Tormenta

El temporal vapulea las ventanas. La lluvia se lanza a ráfagas sobre los cristales tratando de agarrarse, pero las gotas resbalan y caen arrastradas por el viento. Ya son tres días sin parar. Los colegios han suspendido las clases.

El niño está en la cama. Le brillan los ojos. No para de toser. Está agotado.

La madre no se aleja de él. Le pone el termómetro, le acerca un vaso de agua, le añade otra almohada para que pueda respirar mejor. El médico le vio hace una semana, pero no mejora. Hoy ha vomitado un par de veces. Esto no va bien.

Espera a su marido. Necesita decirle que tienen que ir al hospital. Pero no aparece. Ha salido con un vecino para analizar una fuga de agua en el portal dos.

Decide pasar la aspiradora con la esperanza de que el sonido de la tos no la golpee de nuevo. No, es imposible seguir.

—¡Ay, Dios!, dice en voz alta apagando el aparato. Por un lado, quiere evadirse, pero, por otro, algo le dice en su interior que la cosa es grave, que hay que buscar ayuda.

¿Cómo es posible que se haya marchado de casa teniendo a su hijo así? Y mientras lo piensa, una sombra roja de rubor le va subiendo por el cuello. Se va instalando ese síntoma de enfado, de rabia y de impotencia que la sacude a veces. Ella no sabe conducir y aunque supiera, no se atrevería con este tiempo.

Se lleva la tabla de planchar al dormitorio, pero la tos persistente le pone los nervios de punta. El niño vuelve a vomitar. Ella le sonríe, le acaricia y le calma, le toma otra vez la temperatura. Sigue igual, pero no, no está tranquila. Mira por la ventana. No se ven las viviendas de enfrente.

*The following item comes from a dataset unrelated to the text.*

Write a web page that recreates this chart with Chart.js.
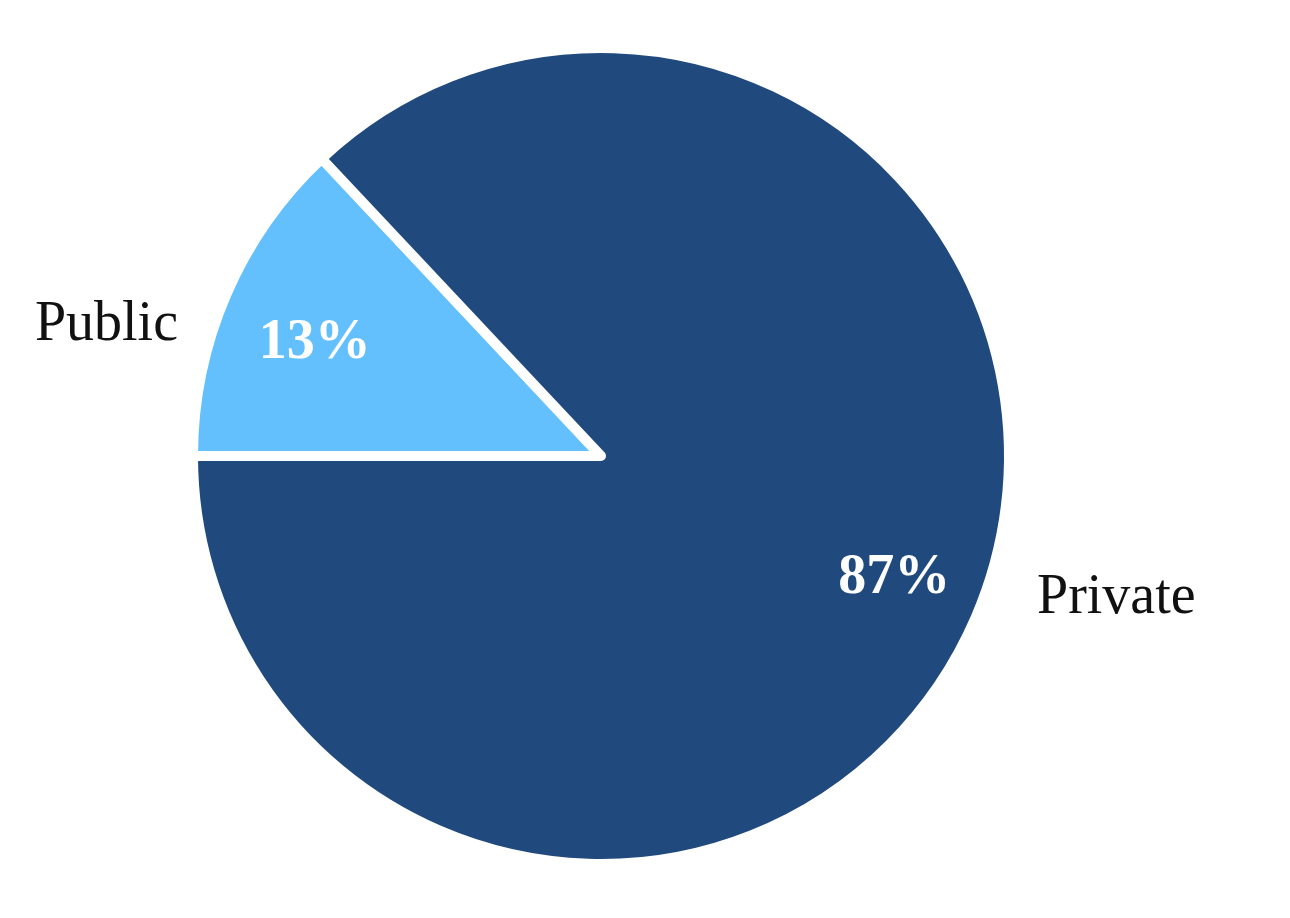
<!DOCTYPE html>
<html>
<head>
<meta charset="utf-8">
<script src="https://cdn.jsdelivr.net/npm/chart.js@4"></script>
<style>
  html, body { margin: 0; padding: 0; background: #fff; }
  #wrap { width: 1290px; height: 918px; }
</style>
</head>
<body>
<div id="wrap"><canvas id="pieChart"></canvas></div>
<script>
// Chart data
const sectors = ['Public', 'Private'];
const shares = [13, 87];
const sliceColors = ['#63C0FC', '#204A7D'];

// draws the percentages inside and the names outside the pie
const labelPlugin = {
  id: 'pieLabels',
  afterDraw(chart) {
    const ctx = chart.ctx;
    const arcs = chart.getDatasetMeta(0).data;
    const total = shares.reduce((a, b) => a + b, 0);
    ctx.save();
    arcs.forEach((arc, i) => {
      const mid = (arc.startAngle + arc.endAngle) / 2;
      const r = arc.outerRadius * 0.77;
      const left = Math.cos(mid) < 0;
      ctx.fillStyle = '#ffffff';
      ctx.font = 'bold 56px "Liberation Serif", "Times New Roman", serif';
      ctx.textAlign = 'center';
      ctx.textBaseline = 'middle';
      const pct = Math.round(shares[i] / total * 100) + '%';
      const px = arc.x + Math.cos(mid) * r + (left ? 2 : 5);
      const py = arc.y + Math.sin(mid) * r + (left ? 12 : -2);
      ctx.fillText(pct, px, py);

      ctx.fillStyle = '#111111';
      ctx.font = '56px "Liberation Serif", "Times New Roman", serif';
      ctx.textBaseline = 'alphabetic';
      if (left) {
        ctx.textAlign = 'right';
        ctx.fillText(sectors[i], arc.x - arc.outerRadius - 15, arc.y - 116);
      } else {
        ctx.textAlign = 'left';
        ctx.fillText(sectors[i], arc.x + arc.outerRadius + 28, arc.y + 157);
      }
    });
    ctx.restore();
  }
};

const ctx = document.getElementById('pieChart').getContext('2d');
new Chart(ctx, {
  type: 'pie',
  data: {
    labels: sectors,
    datasets: [{
      data: shares,
      backgroundColor: sliceColors,
      borderColor: '#ffffff',
      borderWidth: 10,
      borderJoinStyle: 'round'
    }]
  },
  options: {
    responsive: true,
    maintainAspectRatio: false,
    animation: false,
    rotation: 270,
    layout: {
      padding: { top: 43, bottom: 49, left: 0, right: 88 }
    },
    plugins: {
      legend: { display: false },
      tooltip: { enabled: false }
    }
  },
  plugins: [labelPlugin]
});
</script>
</body>
</html>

Es un diluvio, la maldita gota fría.

El chopo del parque, que este año ha alcanzado la altura del tercer piso, se comba con una reverencia violenta hacia la fachada de las casas. Está agarrándose desesperadamente a sus raíces. A pesar de que todo está cerrado a cal y canto en la casa, se puede escuchar el ulular del viento entre sus ramas.

¿Por qué no coge el teléfono?, ¿Cómo se le ocurre marcharse con un niño tan enfermo?

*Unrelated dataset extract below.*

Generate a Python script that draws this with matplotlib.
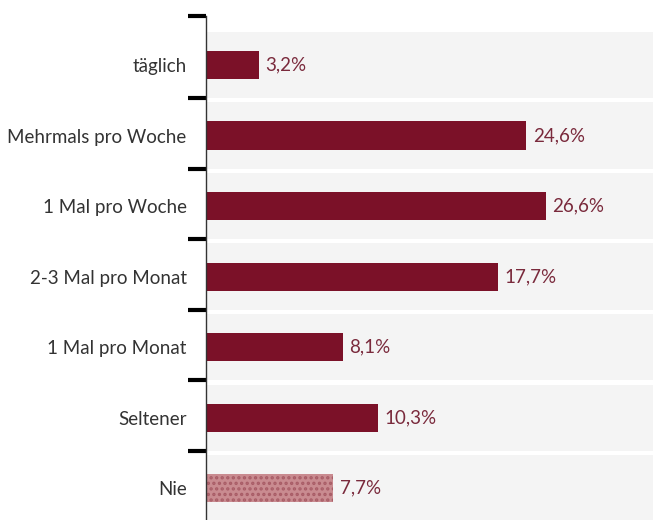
import matplotlib
matplotlib.use("Agg")
import matplotlib.pyplot as plt
import numpy as np

categories = ["täglich", "Mehrmals pro Woche", "1 Mal pro Woche", "2-3 Mal pro Monat",
              "1 Mal pro Monat", "Seltener", "Nie"]
values = [3.2, 24.6, 26.6, 17.7, 8.1, 10.3, 7.7]
# bar lengths as drawn in the reference (its scale is compressed for the two longest bars)
bar_lengths = [3.2, 19.4, 20.6, 17.7, 8.3, 10.4, 7.7]
value_labels = ["3,2%", "24,6%", "26,6%", "17,7%", "8,1%", "10,3%", "7,7%"]

plt.rcParams['font.family'] = ['Lato', 'DejaVu Sans']
plt.rcParams['hatch.linewidth'] = 1.6

W, H = 653, 520
fig = plt.figure(figsize=(W/100, H/100), dpi=100)
ax = fig.add_axes([206/W, 0, 1 - 206/W, 1 - 16/H])

n = len(categories)
y = np.arange(n)
bar_color = "#7b1128"
colors = [bar_color] * (n - 1) + ["#c98b90"]

# gray row bands
for i in y:
    ax.add_patch(plt.Rectangle((0, i - 0.47), 40, 0.94, facecolor="#f4f4f4",
                               edgecolor="none", zorder=0))

bars = ax.barh(y, bar_lengths, height=0.4, color=colors, edgecolor="none", zorder=2)
bars[-1].set_hatch("...")
bars[-1].set_edgecolor("#a85c66")
bars[-1].set_linewidth(0)

for i, (b, lab) in enumerate(zip(bar_lengths, value_labels)):
    ax.text(b + 0.4, i, lab, va="center", ha="left", fontsize=13.5,
            color="#7a2a3c", zorder=3)

ax.set_xlim(0, (W - 206) / 16.5)
ax.set_ylim(6.45, -0.695)

for s in ["top", "right", "bottom"]:
    ax.spines[s].set_visible(False)
ax.spines["left"].set_color("#333333")
ax.spines["left"].set_linewidth(1.0)
ax.set_xticks([])

ax.set_yticks([-0.695] + list(y[:-1] + 0.47))
ax.set_yticklabels([])
ax.tick_params(axis="y", which="major", length=13, width=3, color="black", direction="out")

ax.set_yticks(y, minor=True)
ax.set_yticklabels(categories, minor=True, fontsize=13.5, color="#333333")
ax.tick_params(axis="y", which="minor", length=0, pad=14)

fig.savefig("out.png", dpi=100, facecolor="white")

—¿Ya estás aquí? ¿cómo has tardado tanto?, pregunta elevando la voz, sin poderlo evitar en cuanto escucha el giro de la llave en la puerta.

—Ya hemos localizado la avería. Me quedé a tomar una cerveza en casa del vecino. ¿Qué sucede?

—¿Cómo se te ocurre? El niño está peor y tu de farra, le dice enfadada, con el cuello enrojecido. —¿Cómo has sido capaz?, le grita tirándole la plancha a la cabeza, que él esquiva agachándose oportunamente.

Con un movimiento rápido, el hombre la rodea con los brazos y le presiona la cara con el hombro.

—Vamos, ya nos vamos, mujer. Coge tu gabardina y abriga al niño. En veinte minutos estaremos allí.

No hay nadie en la carretera, la línea blanca intermitente se curva más adelante. Allí aparecerá la silueta borrosa del hospital. Van despacio, los limpiaparabrisas se agitan inútilmente.

En el trayecto solo se escucha la lluvia contra el techo del coche, el chapoteo de las ruedas sobre los charcos y la tos, una tos seca y como de fuelle, una tos de tormenta.